The symbiotic relationship between the two countries always depended on a unique set of global political conditions.  The United States needed Saudi Arabia to guarantee access to relatively cheap oil and prevent shocks to the energy market, to remain a staunch anti-Soviet ally during the Cold War, and to support its other geopolitical goals in the Middle East, including the stability of Israel.

Meanwhile, Saudi Arabia welcomed the United States as its top client, depended on the United States to sell it military equipment, enjoyed US efforts to isolate Iran (a longtime Shiite, Persian rival to the Sunni, Arab kingdom) and to push back the Soviet Union’s encroachment on the Arabian peninsula, and, more often than not, the Saudis welcomed the muscular US intrusion into the region to protect Saudi oilfields.  It was a nice bonus that the United States soft-pedaled the Saudi kingdom’s dismal record on democracy, repression, human rights abuses, and women’s rights.

Over the years, top Saudi officials, such as Bandar bin Sultan, the longtime former Saudi ambassador to the United States, formed close ties to top US officials and to both US presidents George H.W. Bush and George W. Bush, thereby adding a personal bond to the strategic relationship.

But nearly all of those 20th century rationales are now under strain.

The Cold War is over, Israel’s stability has now been virtually constant since the end of the Yom Kippur War in 1973 and the Camp David settlement between Egypt and Israel in 1978 and, most important of all, the United States may become energy independent within the end of the decade, thanks to new technologies to extract oil and natural gas through offshore, shale and oil sands and the greater proficiency of renewable energy technologies.  Though Saud Al Faisal (pictured above) has survived as the kingdom’s foreign minister since 1975, Bandar returned to Riyadh from the United States in 2005, and the Obama administration’s ties to the House of Saud aren’t nearly as warm as during either of the Bush presidencies or even the Clinton presidency.  The kingdom itself is stuck in somewhat of an arrested generational transition.

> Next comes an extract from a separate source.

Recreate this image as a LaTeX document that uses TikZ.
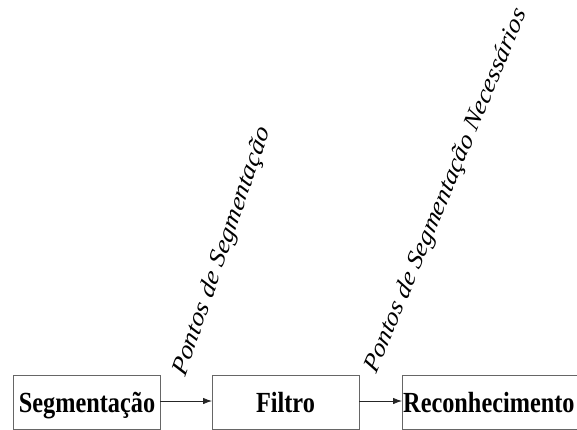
\documentclass[tikz,border=0pt]{standalone}
\usepackage{fontspec}
\setmainfont{Liberation Serif}
\usetikzlibrary{arrows.meta}
\tikzset{
  blockbox/.style={draw=black!60, line width=0.9pt},
  blocktext/.style={font=\fontsize{24.3}{28}\selectfont\bfseries, inner sep=0pt, anchor=base, yscale=1.2},
  flow/.style={draw=black!85, line width=0.8pt, -{Latex[length=9pt,width=6.5pt]}},
  slantlabel/.style={font=\fontsize{23.3}{27}\selectfont\itshape, inner sep=0pt, anchor=base west, yscale=1.2},
}
\begin{document}
\begin{tikzpicture}[x=1pt,y=-1pt]
\useasboundingbox (0,0) rectangle (577,430);
\clip (0,0) rectangle (577,430);
\draw[blockbox] (13,375) rectangle (160,429);
\draw[blockbox] (212,375) rectangle (359,429);
\draw[blockbox] (402,375) rectangle (578,429);
\coordinate (b1e) at (160,401);
\coordinate (b2w) at (212,401);
\coordinate (b2e) at (359,401);
\coordinate (b3w) at (402,401);
\node[blocktext] (seg) at (87,412) {Segmentação};
\node[blocktext] (fil) at (285.5,412) {Filtro};
\node[blocktext, anchor=base west] (rec) at (403,412) {Reconhecimento};
\draw[flow] (b1e) -- (b2w);
\draw[flow] (b2e) -- (b3w);
\node[slantlabel, rotate=67.5] (l1) at (185,378) {Pontos de Segmentação};
\node[slantlabel, font=\fontsize{23}{27}\selectfont\itshape, rotate=63.5] (l2) at (376,375) {Pontos de Segmentação Necessários};
\end{tikzpicture}
\end{document}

Among the three leading countries in the Organization for Petroleum Exporting Countries, Saudi Arabia was the only game in town for nearly the past four decades.  Sure, Saudi Arabia (8.8 bbl/day) leads both Iran (4.2 bbl/day) and Iraq (3.2 bbl/day) in oil production, and therefore gives it an even more powerful role in conditioning the world energy market.  But Iraq’s increasing belligerence under Saddam Hussein (and the instability that resulted from the 2003 US invasion) and Iran’s anti-American, anti-Israeli Islamic regime prevented a truly stable realpolitik partnership between the United States and Iran or Iraq.

Though US relations with Iraq and Iran remain complicated, there’s reason to believe that both bilateral relationships are on the mend.  Moreover, the Arab Spring revolts have forced the United States to take more sympathetic positions to grassroots agitation for greater political participation and human rights in the Middle East, and that’s put the United States at odds with the Saudis.  The kingdom was less than enthusiastic about Egypt’s experiment with democracy and the short-lived presidency of Mohammed Morsi, and they also backed Bahrain’s Sunni House of Khalifa in its violent crackdown against Shiite protestors in 2011 and 2012.  The Saudis would also love to see the end of the Assad regime in Syria, which has long aligned itself with rival Iran.

As the Middle East shows signs of coming into its own period of political awakening, and as the United States becomes less dependent on the region for its oil needs, the US-Saudi relationship was always bound to change.  The Saudi denunciation of its newly won Security Council seat may be a manifestation of tectonic and inevitable regional, economic and geopolitical shifts that will reduce Saudi Arabia’s longtime importance to the United States and therefore to the world.